Alaska’s main rural air carrier has abruptly canceled 90 percent of its flight operations, leaving remote villages and hub communities throughout the Arctic and much of the rest of the state with uncertainty about future cargo, mail and passenger service.
For many remote communities — which are not located on the state’s sparse road system and have limited or no shipping links — air carriers are the main connection to the rest of the world.
Ravn Air, which serves rural communities in most of Alaska, made the announcement on Thursday. The company said that revenues have dropped by 90 percent because of the coronavirus pandemic. The company said that “it has been forced to take further actions to drastically cut costs.”
Among those that had to scramble for replacement deliveries was the U.S. Postal Service, Ravn was the carrier that brought mail to scores of communities. Ravn normally flies to more than 100 destinations in Alaska.
The Postal Service learned about the flight cancellations the same day that the public did, said spokesman David Rupert. He said replacement carriers have been found for most of the sites.
In a statement, the Postal Service said it was working with other companies to find a solution.

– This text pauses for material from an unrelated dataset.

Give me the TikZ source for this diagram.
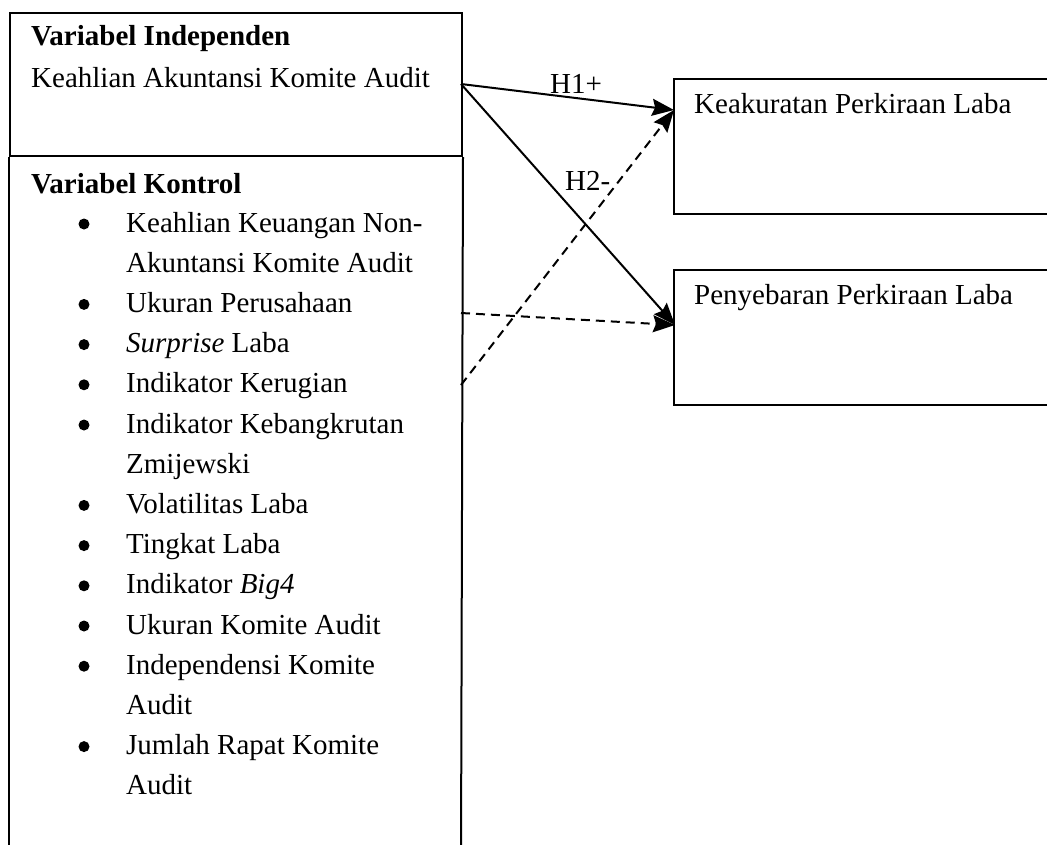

“We’re currently evaluating our transportation options to ensure a continuity of mail operations to Alaska’s communities,” Alaska District Manager Ron Haberman said in the statement, issued Thursday. “We understand the importance of mail to these communities and are quickly working with other providers to fill the gap.”
The abrupt cancelation drew a response from Gov. Mike Dunleavy, who on March 27 imposed a ban on non-essential passenger travel. Dunleavy said his administration was working with the aviation industry to ensure that passenger, mail and freight service is maintained. “The importance of the supply chain to rural Alaska communities is a priority for my administration,” he said in a statement Thursday.
Among those that have secured alternative service is the North Slope Borough.
The borough announced late Thursday that it had reached a quick agreement with a different rural carrier that specializes in cargo service, Ryan Air, to make flights in that northernmost region of the state.
“We understand the hardship Alaska businesses like Ravn Air are currently facing, and we appreciate their willingness to work with Ryan Air regarding the utilization of their existing facilities on the North Slope,” North Slope Borough Mayor Harry Brower said in a statement. “Details on facilities use and routes are still being worked out but our hope is to have Ryan Air operating in our communities this weekend.”
The borough’s search and rescue and public works departments will also be available to pitch in if emergency deliveries of medicine or supplies are needed, Brower said in the statement.
Most passenger air travel within the state has been grounded, and rural communities — which have limited medical resources and a history of devastation from past epidemics — have imposed strict limits on travel, including some outright travel bans.
However, cargo flights continue to be necessary, and even those communities with near-total travel bans are allowing medical personnel and medical patients to fly in and out.
Ravn has grown to dominate commercial aviation in rural Alaska in recent years, with the purchase or merger of several flying services beginning in 2008. During that period, the company has dogged by safety concerns.
“Ravn companies have been involved in 21 accidents and incidents resulting in 15 fatalities and multiple injuries,” reports The Bristol Bay Times.
Ravn said it will continue to fly to 10 communities — Kenai, Homer, Valdez in the Gulf of Alaska Region; King Salmon and Dillingham in the Bristol Bay region; St. Paul, an Aleut community in the Pribilof Islands; the southwestern Alaska hub of Bethel; the Yukon River villages of Aniak and, St. Marys, the Interior community of McGrath and the Bering Sea community of Unalakleet.
Those are designated Essential Air Service communities, under a U.S. Department of Transportation program that subsidizes air operations.
Of Ravn’s 30 aircraft, only three will operate to serve those communities, the company said in its statement.